Télie Mathiot

Personal information
- Nationality: French
- Born: 25 May 1987 (age 39) Dijon, France
- Height: 1.68 m (5 ft 6 in)
- Weight: 60 kg (132 lb)

Sport
- Sport: Athletics
- Event: Pole Vault
- Club: Entente Sud Lyonnais
- Coached by: Christian Bourguignon

= Télie Mathiot =

French pole vaulter

Télie Mathiot (born 25 May 1987 at Dijon) is a French athlete who specializes in pole vaulting.

== Career ==
In 2010, Télie Mathiot became French Pole Vault Champion at the 122nd French championships at Valence.

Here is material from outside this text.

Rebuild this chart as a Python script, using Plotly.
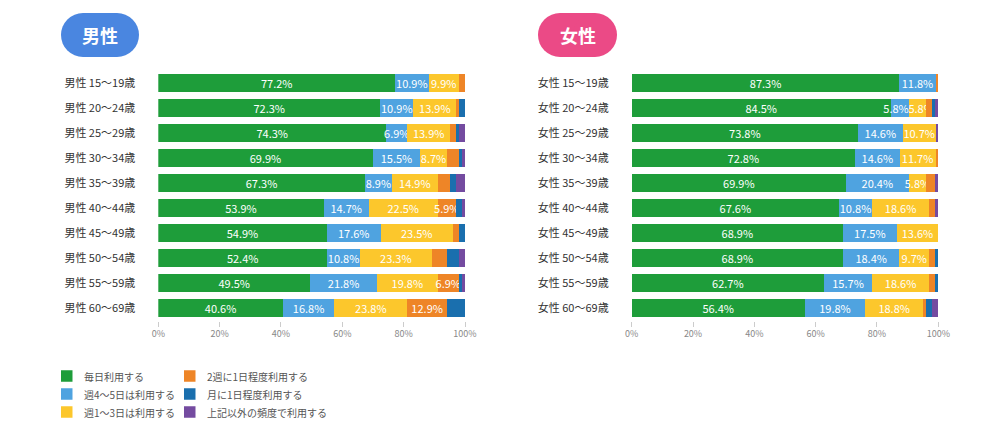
import plotly.graph_objects as go

# 年代カテゴリ
ages = ["15～19歳", "20～24歳", "25～29歳", "30～34歳", "35～39歳",
        "40～44歳", "45～49歳", "50～54歳", "55～59歳", "60～69歳"]

series_names = ["毎日利用する", "週4～5日は利用する", "週1～3日は利用する",
                "2週に1日程度利用する", "月に1日程度利用する", "上記以外の頻度で利用する"]
series_colors = ["#1e9d3a", "#4fa3e0", "#fcc72c", "#ee8527", "#1a6fae", "#744ba0"]

# 男性 (%)
male_daily = [77.2, 72.3, 74.3, 69.9, 67.3, 53.9, 54.9, 55.0, 49.5, 40.6]
male_4to5 = [10.9, 10.9, 6.9, 15.5, 8.9, 14.7, 17.6, 10.8, 21.8, 16.8]
male_1to3 = [9.9, 13.9, 13.9, 8.7, 14.9, 22.5, 23.5, 23.3, 19.8, 23.8]
male_biweekly = [2.0, 1.0, 2.0, 3.9, 4.0, 5.9, 2.0, 5.0, 6.9, 12.9]
male_monthly = [0.0, 1.9, 1.0, 1.0, 2.0, 2.0, 2.0, 3.9, 1.0, 5.9]
male_other = [0.0, 0.0, 1.9, 1.0, 2.9, 1.0, 0.0, 2.0, 1.0, 0.0]

# 女性 (%)
female_daily = [87.3, 84.5, 73.8, 72.8, 69.9, 67.6, 68.9, 68.9, 62.7, 56.4]
female_4to5 = [11.8, 5.8, 14.6, 14.6, 20.4, 10.8, 17.5, 18.4, 15.7, 19.8]
female_1to3 = [0.0, 5.8, 10.7, 11.7, 5.8, 18.6, 13.6, 9.7, 18.6, 18.8]
female_biweekly = [0.9, 1.9, 0.0, 0.9, 2.9, 2.0, 0.0, 2.0, 2.0, 1.0]
female_monthly = [0.0, 1.0, 0.0, 0.0, 0.0, 0.0, 0.0, 1.0, 1.0, 2.0]
female_other = [0.0, 1.0, 0.9, 0.0, 1.0, 1.0, 0.0, 0.0, 0.0, 2.0]

# 表示ラベルが数値と違う箇所・ずらす箇所（元の図のまま）
NB = "\u00a0"
label_override = {
    ("male", 0, 7): "52.4%",
    ("female", 1, 1): "5.8%" + NB * 3,
    ("female", 2, 1): NB * 3 + "5.8%",
}

male = [male_daily, male_4to5, male_1to3, male_biweekly, male_monthly, male_other]
female = [female_daily, female_4to5, female_1to3, female_biweekly, female_monthly, female_other]

W, H = 1004, 430
def px(x):
    return x / W
def py(y):
    return 1 - y / H

fig = go.Figure()

for key, data, xa, ya in [("male", male, "x", "y"), ("female", female, "x2", "y2")]:
    for i, vals in enumerate(data):
        texts = []
        for j, v in enumerate(vals):
            # ラベルは上位4区分で5.5%以上のみ
            t = f"{v:.1f}%" if (v >= 5.5 and i < 4) else ""
            texts.append(label_override.get((key, i, j), t))
        fig.add_trace(go.Bar(
            x=vals, y=ages, orientation="h",
            name=series_names[i], marker=dict(color=series_colors[i], line=dict(width=0)),
            text=texts, textposition="inside", insidetextanchor="middle",
            textangle=0, constraintext="none",
            textfont=dict(color="white", size=11),
            xaxis=xa, yaxis=ya, showlegend=False, hoverinfo="skip",
        ))

ax_common = dict(range=[0, 100], tickvals=[0, 20, 40, 60, 80, 100],
                 ticktext=["0%", "20%", "40%", "60%", "80%", "100%"],
                 ticks="outside", ticklen=5, tickcolor="#cccccc", tickwidth=1,
                 showgrid=False, zeroline=False, showline=False, automargin=False,
                 tickfont=dict(size=9, color="#888888"), fixedrange=True)
ay_common = dict(autorange="reversed", showgrid=False, zeroline=False, showline=False,
                 automargin=False,
                 tickfont=dict(size=11, color="#333333"), ticklabelstandoff=22,
                 domain=[py(320.5), py(70.5)], fixedrange=True)

fig.update_layout(
    width=W, height=H, margin=dict(l=0, r=0, t=0, b=0),
    paper_bgcolor="white", plot_bgcolor="white",
    barmode="stack", bargap=0.3,
    font=dict(family="Noto Sans CJK JP"),
    uniformtext=dict(minsize=11, mode="show"),
    xaxis=dict(domain=[px(158.3), px(465)], anchor="y", **ax_common),
    yaxis=dict(anchor="x", tickvals=ages, ticktext=["男性 " + a for a in ages], **ay_common),
    xaxis2=dict(domain=[px(631.7), px(938.3)], anchor="y2", **ax_common),
    yaxis2=dict(anchor="x2", tickvals=ages, ticktext=["女性 " + a for a in ages], **ay_common),
)

# 見出しのピル
def pill(x0, x1, y0, y1, color, label):
    r = (y1 - y0) / 2
    common = dict(xref="paper", yref="paper", fillcolor=color, line=dict(width=0), layer="above")
    fig.add_shape(type="rect", x0=px(x0 + r), x1=px(x1 - r), y0=py(y1), y1=py(y0), **common)
    fig.add_shape(type="circle", x0=px(x0), x1=px(x0 + 2 * r), y0=py(y1), y1=py(y0), **common)
    fig.add_shape(type="circle", x0=px(x1 - 2 * r), x1=px(x1), y0=py(y1), y1=py(y0), **common)
    fig.add_annotation(x=px((x0 + x1) / 2), y=py((y0 + y1) / 2), xref="paper", yref="paper",
                       text=f"<b>{label}</b>", showarrow=False,
                       font=dict(size=18, color="white"), xanchor="center", yanchor="middle")

pill(61, 139, 13, 57, "#4a86e0", "男性")
pill(538, 617, 13, 57, "#eb4a86", "女性")

# 凡例（手作り）
legend_cols = [(61, 82), (184, 205)]
legend_rows = [376, 394, 412]
for k, name in enumerate(series_names):
    cx, tx = legend_cols[k // 3]
    cy = legend_rows[k % 3]
    fig.add_shape(type="rect", xref="paper", yref="paper",
                  x0=px(cx), x1=px(cx + 11.5), y0=py(cy + 5.75), y1=py(cy - 5.75),
                  fillcolor=series_colors[k], line=dict(width=0))
    fig.add_annotation(x=px(tx), y=py(cy), xref="paper", yref="paper", text=name,
                       showarrow=False, xanchor="left", yanchor="middle",
                       font=dict(size=10, color="#555555"))

# ページの余白を消す
fig.write_html("out.html", config={"displayModeBar": False},
               post_script="document.body.style.margin='0';")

After beating her personal best by vaulting 4.41 m at Saran on 3 June 2011 in the championships of France FFSU, she then competed at the European Team Championships at Stockholm where she finished 8th with a vault of 4.25 m.

== Prize list ==

| Date | Competition | Location | Result | Performance |
|---|---|---|---|---|
| 2009 | Francophone Games | Beirut | 1st | 4.35 m |
| 2010 | France Championships | Valence | 1st | 4.35 m |
| 2011 | European Team Championships | Stockholm | 8th | 4.25 m |

== Records ==
- 4.41 m outdoors at Saran on 4 June 2011.
- 4.34 m indoors at Cassis on 26 March 2011.